L’énergie géothermique supercritique : un rêve impossible ?
Et si l'humanité avait sous ses pieds la clé de son avenir énergétique ? C'est la promesse de la géothermie supercritique, une technologie émergente qui vise à exploiter la chaleur extrême contenue dans les profondeurs de la Terre. Mais entre rêve et réalité, le chemin est encore long et semé d'embûches.
Un potentiel énergétique illimité
Contrairement à la géothermie traditionnelle qui se limite à des zones volcaniques ou des sources chaudes, la géothermie supercritique promet de pouvoir s'implanter partout dans le monde. Le principe est simple : forer jusqu'à des profondeurs extrêmes, entre 2 et 20 km, pour atteindre des poches de magma ou la chaleur intense du manteau terrestre.
À ces profondeurs, l'eau injectée se retrouve dans un état supercritique, c'est-à-dire ni liquide ni gazeux, sous une pression dépassant les 220 bars. Cette eau supercritique peut alors stocker 4 à 10 fois plus d'énergie que la vapeur utilisée dans les centrales géothermiques classiques. Résultat : une seule installation pourrait générer jusqu'à 50 MW, soit l'équivalent de 42 puits conventionnels !

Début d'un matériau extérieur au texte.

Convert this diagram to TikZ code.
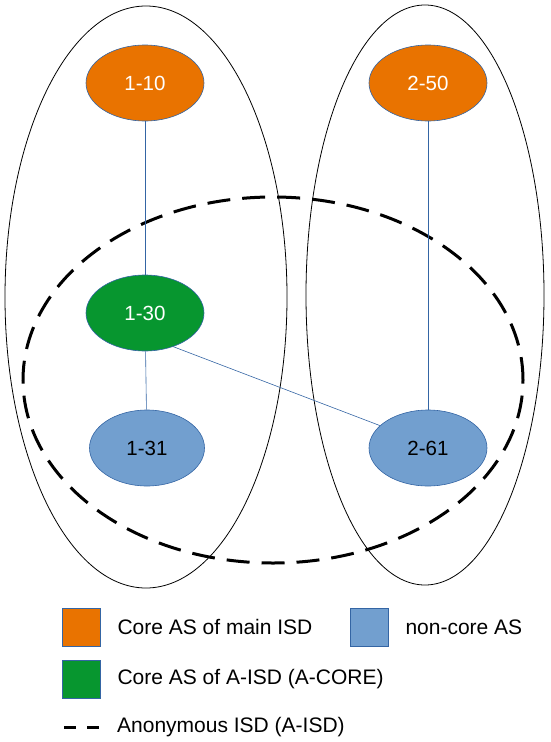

Sur le papier, la géothermie supercritique offre donc une source d'énergie propre, renouvelable et inépuisable. De quoi répondre durablement aux besoins énergétiques croissants de l'humanité, tout en luttant contre le changement climatique. Mais en pratique, les défis à relever sont gigantesques.
Forer l'impossible
Pour atteindre les couches géologiques propices à la géothermie supercritique, il faut traverser ce que les scientifiques appellent la zone de transition fragile-ductile (BDTZ en anglais). À ces profondeurs et sous l'effet de la chaleur intense, la roche perd sa fragilité et devient malléable comme de la pâte à modeler. Un véritable cauchemar pour les foreurs !
Forer à travers la BDTZ nécessite une compréhension approfondie de la zone de forage pour trouver des points entièrement fragiles - si de tels points existent.
Karthik Subramanian, analyste chez Lux Research
Outre la roche ductile, les forages doivent aussi composer avec des températures extrêmes, des pressions écrasantes et des gaz volcaniques corrosifs comme le dioxyde de soufre. Autant de contraintes qui poussent les technologies de forage dans leurs derniers retranchements, avec un coût faramineux à la clé.
Des pistes pour dépasser les limites
Face à ces obstacles, certains experts comme Karthik Subramanian jugent la géothermie supercritique peu probable, voire impossible, avec les technologies actuelles. Mais d'autres entrevoient des solutions innovantes pour surmonter l'insurmontable.
La start-up Quaise, soutenue par le MIT, planche ainsi sur un système de forage par faisceau de particules. Baptisé "gyrotron", il serait capable de fracturer, fondre et vaporiser la roche récalcitrante par des micro-ondes de forte puissance. Une autre piste serait de refroidir temporairement la roche en y injectant de l'eau avant le forage.
Quoi qu'il en soit, la géothermie supercritique n'en est encore qu'à ses balbutiements. Il faudra sans doute des décennies de recherche et des investissements colossaux avant de voir émerger les premières centrales opérationnelles. Mais face à l'urgence climatique, peut-on se permettre de ne pas explorer cette voie prometteuse ?
Si les verrous technologiques finissent par sauter, la géothermie supercritique pourrait bien s'imposer comme un pilier incontournable de la transition énergétique. Une énergie d'avenir, au propre comme au figuré, qui sommeille sous nos pieds. Encore faut-il réussir à la dompter.